The Art Of Asking Mindset Strategy #1 – A ‘No’ Helps Establish Your Perceived Value And Discover Information You Do Not Have
If you keep asking for more, eventually, you’ll find your limit, and that’s when things will start getting interesting. You’ll start learning where your gaps are and what you’re really worth for different groups of people – sometimes it’s measured by money, sometimes by a title, sometimes by a seat at the table or the size of the project/problem/prospect. Knowing where your bar is set is an amazing opportunity because you will know exactly what you will need to close the gap to experience progress fast.
We all want to be useful, to belong, and to be recognised for our efforts. To realise your true potential, pay attention to what others tell you. Feedback is incredibly valuable, especially when it reveals gaps in your delivery, uncovers assumptions you weren’t aware of, or changes your perspective on everything. I love Ray Dalio’s advice – “Find smart people who disagree with you.” Once you find out what they see that you don’t and put it to good use, your solution becomes twice as valuable.
The Art Of Asking Mindset Strategy #2 – Getting A ‘No’ Is Powerful In Any Negotiation
Every negotiation is an exchange of value each side receives from the deal in near and long term. When you get what you ask for, it’s a challenge to deliver value matching the value you receive. Giving more value than they expect is the foundation for building credibility, trust, reciprocity and the comfort of giving you more and more value in return without risking too much.
When you don’t get what you want, it’s a challenge to find where the willingness to give you some value meets with the value your counterparts get in return. That value does not have to be in the same category. The perfect opportunity to put forward a second ask comes after you hear a ‘No’. The chance of getting the second thing you ask for is higher if they already said no to something else. That chance is even higher if you ask for something very different. It does not have to be a downgrade but just something different that nonetheless takes you much closer to your overall goal. I do this all the time very successfully.

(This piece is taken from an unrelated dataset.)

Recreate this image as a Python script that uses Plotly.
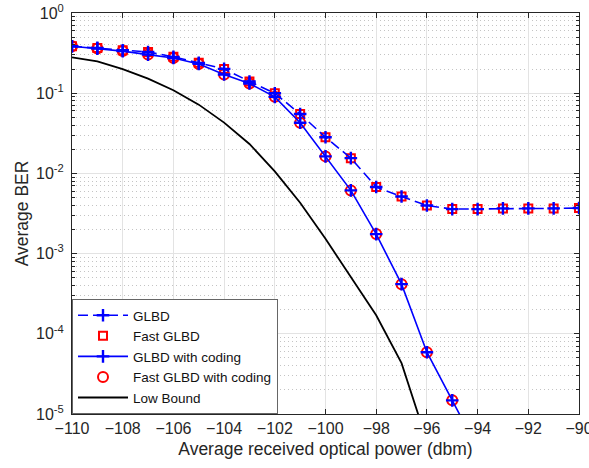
import plotly.graph_objects as go

# ---- data ----
x_glbd = [-110, -109, -108, -107, -106, -105, -104, -103, -102, -101, -100,
          -99, -98, -97, -96, -95, -94, -93, -92, -91, -90]
glbd = [0.385, 0.367, 0.343, 0.327, 0.284, 0.239, 0.201, 0.140, 0.100, 0.055,
        0.0282, 0.0155, 0.00676, 0.00516, 0.00398, 0.00359, 0.00359, 0.00366,
        0.00366, 0.00366, 0.0037]

x_coding = [-110, -109, -108, -107, -106, -105, -104, -103, -102, -101, -100,
            -99, -98, -97, -96, -95, -94]
coding = [0.385, 0.36, 0.335, 0.303, 0.275, 0.232, 0.171, 0.132, 0.090, 0.0428,
          0.0163, 0.00614, 0.00175, 0.000416, 5.9e-5, 1.48e-5, 3.7e-6]

x_bound = [-110, -109, -108, -107, -106, -105, -104, -103, -102, -101, -100,
           -99, -98, -97, -96]
bound = [0.28, 0.25, 0.20, 0.152, 0.109, 0.072, 0.043, 0.0233, 0.0106, 0.0043,
         0.00153, 5.07e-4, 1.7e-4, 4.3e-5, 4.6e-6]

y_tickvals = [1e-5, 1e-4, 1e-3, 1e-2, 1e-1, 1]
y_ticktext = ["10<sup>-5</sup>", "10<sup>-4</sup>", "10<sup>-3</sup>",
              "10<sup>-2</sup>", "10<sup>-1</sup>", "10<sup>0</sup>"]

BLUE = "#0000FF"
RED = "#FF0000"
FONT = "Liberation Sans, Arial, Helvetica, sans-serif"

fig = go.Figure()

fig.add_trace(go.Scatter(
    x=x_glbd, y=glbd, name="Fast GLBD", mode="markers", legendrank=2,
    marker=dict(symbol="square-open", size=8, color=RED, line=dict(width=2, color=RED))))
fig.add_trace(go.Scatter(
    x=x_coding, y=coding, name="Fast GLBD with coding", mode="markers", legendrank=4,
    marker=dict(symbol="circle-open", size=10, color=RED, line=dict(width=2, color=RED))))
fig.add_trace(go.Scatter(
    x=x_glbd, y=glbd, name="GLBD", mode="lines+markers", legendrank=1,
    line=dict(color=BLUE, width=1.6, dash="10px,5px"),
    marker=dict(symbol="cross-thin-open", size=9, color=BLUE, line=dict(width=2.4, color=BLUE))))
fig.add_trace(go.Scatter(
    x=x_coding, y=coding, name="GLBD with coding", mode="lines+markers", legendrank=3,
    line=dict(color=BLUE, width=1.6),
    marker=dict(symbol="cross-thin-open", size=9, color=BLUE, line=dict(width=2.4, color=BLUE))))
fig.add_trace(go.Scatter(
    x=x_bound, y=bound, name="Low Bound", mode="lines", legendrank=5,
    line=dict(color="black", width=1.8)))

fig.update_layout(
    width=589, height=468,
    margin=dict(l=72, r=10, t=13, b=54, autoexpand=False),
    paper_bgcolor="white", plot_bgcolor="white",
    font=dict(family=FONT, size=16, color="#262626"),
    legend=dict(x=0, y=0, xanchor="left", yanchor="bottom",
                bgcolor="white", bordercolor="#666666", borderwidth=1,
                font=dict(size=13.5, color="#111111"), itemwidth=50,
                tracegroupgap=0),
    xaxis=dict(
        range=[-110, -90], dtick=2, tick0=-110, automargin=False,
        title=dict(text="Average received optical power (dbm)", font=dict(size=17.5), standoff=6),
        ticks="inside", ticklen=5, tickcolor="#262626",
        showline=True, linecolor="#262626", linewidth=1, mirror="ticks",
        showgrid=True, gridcolor="#e3e3e3", zeroline=False,
        tickfont=dict(size=16), ticklabeloverflow="allow",
    ),
    yaxis=dict(
        type="log", range=[-5, 0], automargin=False,
        tickvals=y_tickvals, ticktext=y_ticktext,
        title=dict(text="Average BER", font=dict(size=17.5), standoff=2),
        ticks="inside", ticklen=5, tickcolor="#262626",
        showline=True, linecolor="#262626", linewidth=1, mirror="ticks",
        showgrid=True, gridcolor="#e3e3e3", zeroline=False,
        tickfont=dict(size=16), ticklabelstandoff=4, ticklabeloverflow="allow",
        minor=dict(dtick="D1", ticks="inside", ticklen=3, tickcolor="#262626",
                   showgrid=True, gridcolor="#c4c4c4", griddash="1px,3px"),
    ),
)

fig.write_html("out.html")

For example, if you ask for money and get a ‘no’, ask for a seat at the table, or in reverse. If you don’t get your price, ask for your terms and vice versa. I usually ask first for something that I know I’m not likely to get because I really want to get that second thing I’ll ask for next. The secret is that the first ask anchors the expectations. Set them high. Be careful what you ask for, as you may get it.
The psychology of it is simple. In most cases, your counterpart will feel a twinge of guilt for saying no, making them more inclined to say yes to something else. They might even describe in detail why they said no to the first ask, giving you valuable insight into what you really want. Sometimes, they might even offer it to you next time without you asking (as long as you can show that you have something they really want in exchange).
The next time you hear a ‘no’, recognise it as an opportunity.
Make it a habit to ask for something bigger than you’ve previously dared. Ask often – for help, for resources, for rewards, for feedback, for investment in you, for advice or whatever is valuable to you and takes you a step closer to what you really want. You can use it to connect, create trust, and deliver results for which people will be ready to reward you more.
The journey to success is often paved with rejections. But it’s how we handle these rejections that truly defines us, and this is how we are designed to grow. Keep asking, keep learning, and keep growing.